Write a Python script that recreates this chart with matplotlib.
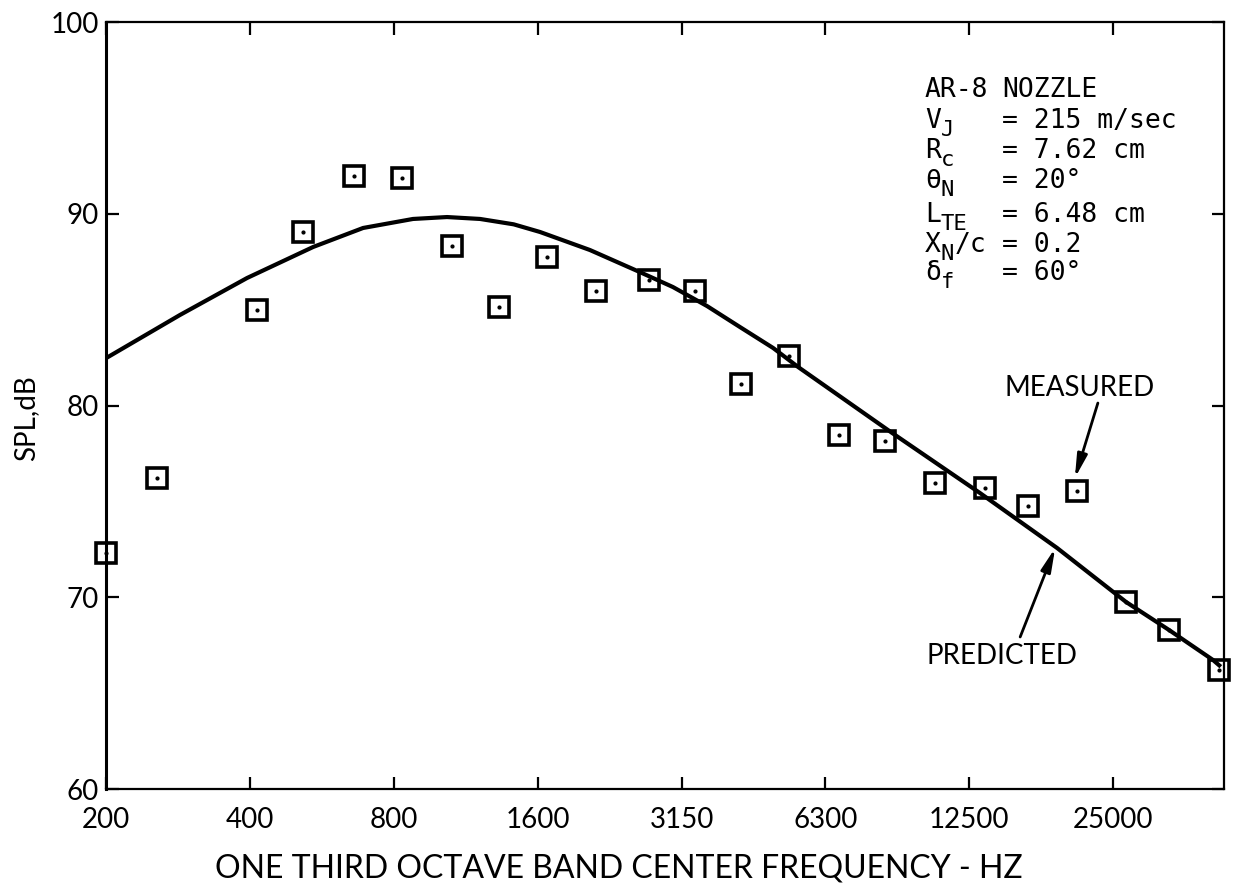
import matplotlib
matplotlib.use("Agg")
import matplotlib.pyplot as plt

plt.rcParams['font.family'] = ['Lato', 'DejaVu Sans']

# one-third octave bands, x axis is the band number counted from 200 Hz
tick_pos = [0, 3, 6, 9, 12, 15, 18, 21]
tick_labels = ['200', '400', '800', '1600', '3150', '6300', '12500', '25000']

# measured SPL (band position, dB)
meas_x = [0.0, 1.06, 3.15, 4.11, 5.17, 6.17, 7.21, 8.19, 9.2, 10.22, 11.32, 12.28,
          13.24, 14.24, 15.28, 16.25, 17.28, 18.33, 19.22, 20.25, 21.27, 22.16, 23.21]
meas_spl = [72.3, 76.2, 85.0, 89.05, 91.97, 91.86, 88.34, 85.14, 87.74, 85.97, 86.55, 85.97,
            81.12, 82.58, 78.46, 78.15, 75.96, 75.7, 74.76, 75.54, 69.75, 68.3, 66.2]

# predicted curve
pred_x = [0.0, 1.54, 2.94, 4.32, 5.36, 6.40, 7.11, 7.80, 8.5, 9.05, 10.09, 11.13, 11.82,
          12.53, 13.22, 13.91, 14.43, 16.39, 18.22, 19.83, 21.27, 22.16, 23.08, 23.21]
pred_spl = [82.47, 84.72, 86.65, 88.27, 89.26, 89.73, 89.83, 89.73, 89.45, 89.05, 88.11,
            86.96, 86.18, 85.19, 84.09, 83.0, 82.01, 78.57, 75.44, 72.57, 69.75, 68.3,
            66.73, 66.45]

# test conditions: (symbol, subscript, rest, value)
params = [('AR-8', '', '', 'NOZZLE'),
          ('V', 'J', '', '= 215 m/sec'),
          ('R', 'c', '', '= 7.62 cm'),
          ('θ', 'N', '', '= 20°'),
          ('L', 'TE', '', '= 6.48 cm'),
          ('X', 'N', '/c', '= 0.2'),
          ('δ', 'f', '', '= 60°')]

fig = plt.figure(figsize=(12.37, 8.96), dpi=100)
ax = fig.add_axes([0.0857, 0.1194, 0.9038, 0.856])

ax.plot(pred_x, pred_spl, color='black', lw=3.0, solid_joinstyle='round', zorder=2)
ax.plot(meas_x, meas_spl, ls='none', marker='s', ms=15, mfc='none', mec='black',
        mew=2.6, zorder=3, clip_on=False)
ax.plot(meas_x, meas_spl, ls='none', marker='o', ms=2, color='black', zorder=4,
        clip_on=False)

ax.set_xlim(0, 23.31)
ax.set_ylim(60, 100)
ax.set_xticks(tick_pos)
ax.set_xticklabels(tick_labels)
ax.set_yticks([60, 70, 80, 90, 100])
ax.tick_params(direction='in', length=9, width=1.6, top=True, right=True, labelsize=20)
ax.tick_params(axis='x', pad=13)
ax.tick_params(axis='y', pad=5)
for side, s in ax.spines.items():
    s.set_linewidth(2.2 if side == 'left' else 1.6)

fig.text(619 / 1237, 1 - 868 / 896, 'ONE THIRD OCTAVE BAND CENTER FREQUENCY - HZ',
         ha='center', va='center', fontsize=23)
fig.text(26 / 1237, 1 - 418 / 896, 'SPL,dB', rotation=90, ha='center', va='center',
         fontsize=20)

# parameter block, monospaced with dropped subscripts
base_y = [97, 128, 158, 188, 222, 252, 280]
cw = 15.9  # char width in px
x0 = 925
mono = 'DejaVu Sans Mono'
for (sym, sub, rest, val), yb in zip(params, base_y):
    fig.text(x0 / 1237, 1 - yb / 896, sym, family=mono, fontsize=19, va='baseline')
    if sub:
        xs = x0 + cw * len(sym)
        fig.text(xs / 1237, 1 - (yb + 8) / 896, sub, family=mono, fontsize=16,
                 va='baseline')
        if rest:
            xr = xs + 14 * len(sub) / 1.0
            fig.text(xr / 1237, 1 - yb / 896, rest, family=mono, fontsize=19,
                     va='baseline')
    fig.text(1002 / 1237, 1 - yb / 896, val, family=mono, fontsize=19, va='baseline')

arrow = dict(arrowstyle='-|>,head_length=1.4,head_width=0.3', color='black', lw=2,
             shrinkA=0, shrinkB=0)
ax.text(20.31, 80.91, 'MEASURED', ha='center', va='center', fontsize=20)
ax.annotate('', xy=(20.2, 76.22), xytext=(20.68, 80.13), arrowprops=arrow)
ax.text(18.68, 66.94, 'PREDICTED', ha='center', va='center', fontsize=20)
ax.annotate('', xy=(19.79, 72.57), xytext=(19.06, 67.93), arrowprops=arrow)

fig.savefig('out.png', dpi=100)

EXERCISE:
Make an exact copy of the data, leaving its pictures out.

RESPONSE FOR THIS EXERCISE:
Write a Python script that recreates this chart with matplotlib.
import matplotlib
matplotlib.use("Agg")
import matplotlib.pyplot as plt

plt.rcParams['font.family'] = ['Lato', 'DejaVu Sans']

# one-third octave bands, x axis is the band number counted from 200 Hz
tick_pos = [0, 3, 6, 9, 12, 15, 18, 21]
tick_labels = ['200', '400', '800', '1600', '3150', '6300', '12500', '25000']

# measured SPL (band position, dB)
meas_x = [0.0, 1.06, 3.15, 4.11, 5.17, 6.17, 7.21, 8.19, 9.2, 10.22, 11.32, 12.28,
          13.24, 14.24, 15.28, 16.25, 17.28, 18.33, 19.22, 20.25, 21.27, 22.16, 23.21]
meas_spl = [72.3, 76.2, 85.0, 89.05, 91.97, 91.86, 88.34, 85.14, 87.74, 85.97, 86.55, 85.97,
            81.12, 82.58, 78.46, 78.15, 75.96, 75.7, 74.76, 75.54, 69.75, 68.3, 66.2]

# predicted curve
pred_x = [0.0, 1.54, 2.94, 4.32, 5.36, 6.40, 7.11, 7.80, 8.5, 9.05, 10.09, 11.13, 11.82,
          12.53, 13.22, 13.91, 14.43, 16.39, 18.22, 19.83, 21.27, 22.16, 23.08, 23.21]
pred_spl = [82.47, 84.72, 86.65, 88.27, 89.26, 89.73, 89.83, 89.73, 89.45, 89.05, 88.11,
            86.96, 86.18, 85.19, 84.09, 83.0, 82.01, 78.57, 75.44, 72.57, 69.75, 68.3,
            66.73, 66.45]

# test conditions: (symbol, subscript, rest, value)
params = [('AR-8', '', '', 'NOZZLE'),
          ('V', 'J', '', '= 215 m/sec'),
          ('R', 'c', '', '= 7.62 cm'),
          ('θ', 'N', '', '= 20°'),
          ('L', 'TE', '', '= 6.48 cm'),
          ('X', 'N', '/c', '= 0.2'),
          ('δ', 'f', '', '= 60°')]

fig = plt.figure(figsize=(12.37, 8.96), dpi=100)
ax = fig.add_axes([0.0857, 0.1194, 0.9038, 0.856])

ax.plot(pred_x, pred_spl, color='black', lw=3.0, solid_joinstyle='round', zorder=2)
ax.plot(meas_x, meas_spl, ls='none', marker='s', ms=15, mfc='none', mec='black',
        mew=2.6, zorder=3, clip_on=False)
ax.plot(meas_x, meas_spl, ls='none', marker='o', ms=2, color='black', zorder=4,
        clip_on=False)

ax.set_xlim(0, 23.31)
ax.set_ylim(60, 100)
ax.set_xticks(tick_pos)
ax.set_xticklabels(tick_labels)
ax.set_yticks([60, 70, 80, 90, 100])
ax.tick_params(direction='in', length=9, width=1.6, top=True, right=True, labelsize=20)
ax.tick_params(axis='x', pad=13)
ax.tick_params(axis='y', pad=5)
for side, s in ax.spines.items():
    s.set_linewidth(2.2 if side == 'left' else 1.6)

fig.text(619 / 1237, 1 - 868 / 896, 'ONE THIRD OCTAVE BAND CENTER FREQUENCY - HZ',
         ha='center', va='center', fontsize=23)
fig.text(26 / 1237, 1 - 418 / 896, 'SPL,dB', rotation=90, ha='center', va='center',
         fontsize=20)

# parameter block, monospaced with dropped subscripts
base_y = [97, 128, 158, 188, 222, 252, 280]
cw = 15.9  # char width in px
x0 = 925
mono = 'DejaVu Sans Mono'
for (sym, sub, rest, val), yb in zip(params, base_y):
    fig.text(x0 / 1237, 1 - yb / 896, sym, family=mono, fontsize=19, va='baseline')
    if sub:
        xs = x0 + cw * len(sym)
        fig.text(xs / 1237, 1 - (yb + 8) / 896, sub, family=mono, fontsize=16,
                 va='baseline')
        if rest:
            xr = xs + 14 * len(sub) / 1.0
            fig.text(xr / 1237, 1 - yb / 896, rest, family=mono, fontsize=19,
                     va='baseline')
    fig.text(1002 / 1237, 1 - yb / 896, val, family=mono, fontsize=19, va='baseline')

arrow = dict(arrowstyle='-|>,head_length=1.4,head_width=0.3', color='black', lw=2,
             shrinkA=0, shrinkB=0)
ax.text(20.31, 80.91, 'MEASURED', ha='center', va='center', fontsize=20)
ax.annotate('', xy=(20.2, 76.22), xytext=(20.68, 80.13), arrowprops=arrow)
ax.text(18.68, 66.94, 'PREDICTED', ha='center', va='center', fontsize=20)
ax.annotate('', xy=(19.79, 72.57), xytext=(19.06, 67.93), arrowprops=arrow)

fig.savefig('out.png', dpi=100)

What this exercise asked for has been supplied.